Im gleichen Atemzug bezeichnet eine der Mitbegründerinnen von LGB Alliance, Bev Jackson, die Angriffe auf die Organisation als die neue, angesagte Homophobie. Dies begründet sie damit, dass die LGBTQIA*-Community den Fokus auf non-binäre Geschlechtsidentität richtet und damit die Einzelteile der Bewegung schwäche. Was LGBTQIA* nicht tut. Außerdem behauptete sie, dass LGBTQIA* den Weg zu Sex mit Tieren ebnen würde – was natürlich kompletter Schwachsinn ist.
© Screenshot | Bev Jackson auf Twitter
Aber gerade Menschen, die sich nicht so intensiv mit der Thematik auseinandersetzen, mag manches davon logisch klingen. So zieht das rechtspopulistische Denken der LGB Alliance mittlerweile auch in anderen Teilen Europas und der Welt seine Kreise. Vor allem auf sozialen Medien gibt es hier immer wieder breit angelegte Aktionen transfeindlicher Gruppierungen.
Wo die Debatte um trans* Personen ein breites, gesellschaftliches Fundament hat
Natürlich greifen transfeindliche Communitys populäre Themen auf, um Stimmungsmache zu betreiben. Bei den TERFs waren es die Frauenräume, die plötzlich für Männer zugänglich wären – wir hatten über das Trans-Gesetz und die Debatte darum berichtet. Natürlich liegen diesen dekonstruktiven Vorwürfen wichtige Diskussionen zugrunde, die es zu führen gilt.
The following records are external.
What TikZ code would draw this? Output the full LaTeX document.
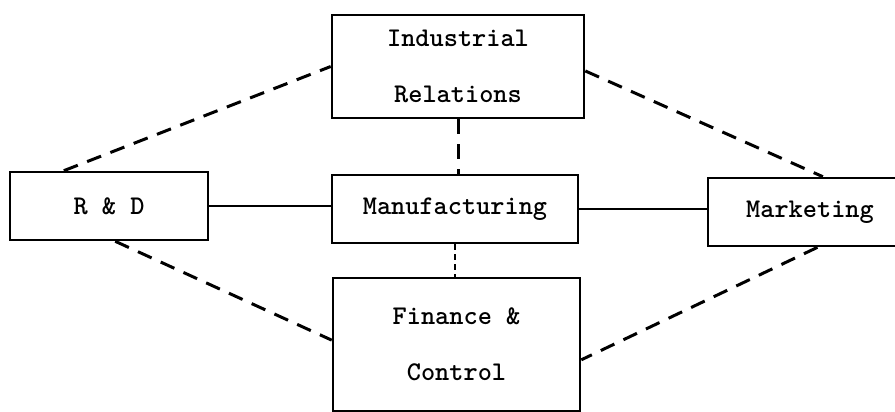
\documentclass[tikz,border=0pt]{standalone}
\usepackage{tikz}

\begin{document}
\begin{tikzpicture}[x=1pt,y=-1pt,
    unit/.style={draw, line width=2.6pt, inner sep=0pt, align=center,
      font=\fontsize{27}{56}\selectfont\ttfamily\bfseries},
    link/.style={line width=2.6pt},
    loose/.style={line width=3pt, dash pattern=on 15pt off 10pt},
    tight/.style={line width=1.8pt, dash pattern=on 6pt off 4pt}]
    \useasboundingbox (0,0) rectangle (895,412);
    \clip (0,0) rectangle (895,412);
    \node[unit, minimum width=198pt, minimum height=68pt] (rd) at (109,206) {R \& D};
    \node[unit, minimum width=252pt, minimum height=103pt] (ir) at (458,66.5) {Industrial\\Relations};
    \node[unit, minimum width=246pt, minimum height=68pt] (mf) at (455,209) {Manufacturing};
    \node[unit, minimum width=247pt, minimum height=133pt] (fc) at (456.5,344.5) {Finance \&\\Control};
    \node[unit, minimum width=204pt, minimum height=68pt] (mk) at (810,212) {Marketing};
    \draw[link] (rd.east) -- (rd.east -| mf.west);
    \draw[link] (mf.east) -- (mf.east -| mk.west);
    \draw[loose] (ir.south) -- (ir.south |- mf.north);
    \draw[tight] (mf.south) -- (mf.south |- fc.north);
    \draw[loose] (rd.142) -- (ir.west);
    \draw[loose] (rd.-80) -- (fc.178);
    \draw[loose] (ir.-2) -- (mk.70);
    \draw[loose] (mk.-78) -- (fc.-7);
\end{tikzpicture}
\end{document}
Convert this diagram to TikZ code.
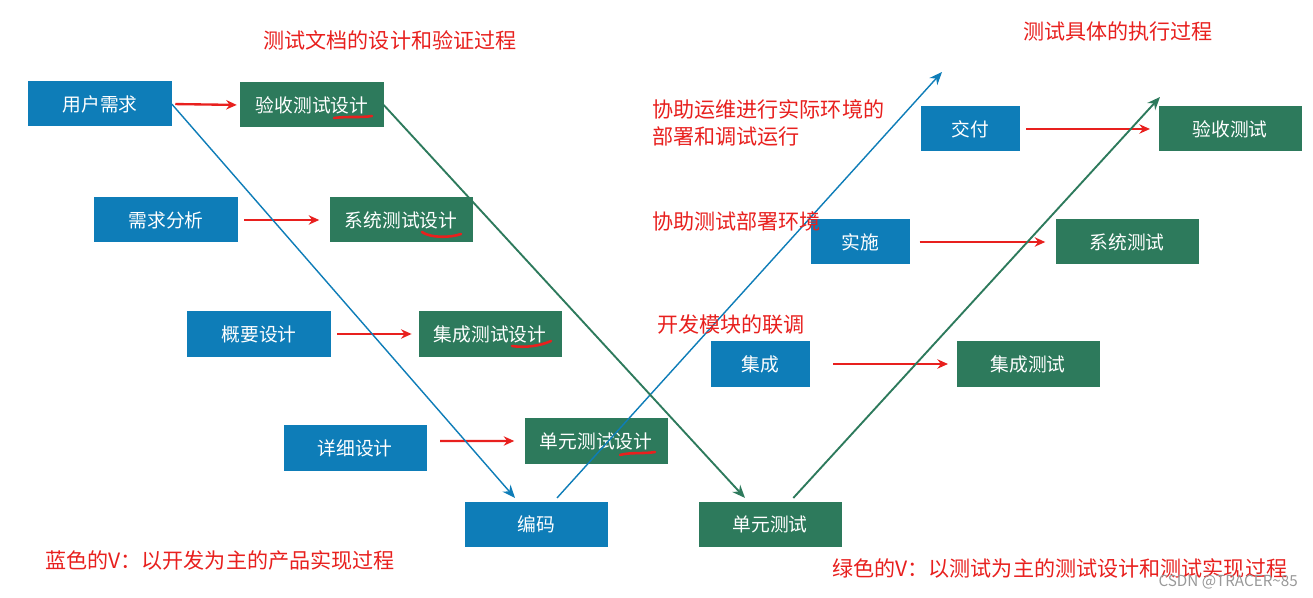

So auch beim Sport, wo mit physischen Unterschieden argumentiert wird. Diese Unterschiede gibt es aber bekanntlich auch innerhalb der binären Geschlechter – oder ist jeder Mann in seiner körperlichen Beschaffenheit und seinen Genen etwa gleich?
Im Sport versuchen Verbände zudem, Fairness und Inklusion zu vereinen. Dies muss in einer gesunden Balance stattfinden und darf nicht im kollektiven Ausschluss enden. Immerhin kann auch bei Sportler:innen abgesehen von trans* Personen keine absolute Fairness gewährleistet werden. Doch durch diverse Richtlinien und Nachbesserungen können Sportverbände so für einen fairen Wettkampf sorgen.
Letztlich dauert dies aber noch. Und bis dahin nutzen rechtspopulistisch Denkende weiterhin diese Narrative, um die breite Bevölkerung von der Abkehr von einer non-binären Gesellschaft zu überzeugen. Vermeintlich Neues macht eben Angst. Aber davon darf sich die Gesellschaft nicht zurückdrängen lassen. Sonst kommt es wieder so weit, dass Menschen statt Inklusion Vorverurteilung erleben.
Es liegt auch an jenen, die Inklusion bereits leben, anderen diese Angst zu nehmen. In diesem Sinne – Happy Pride-Month!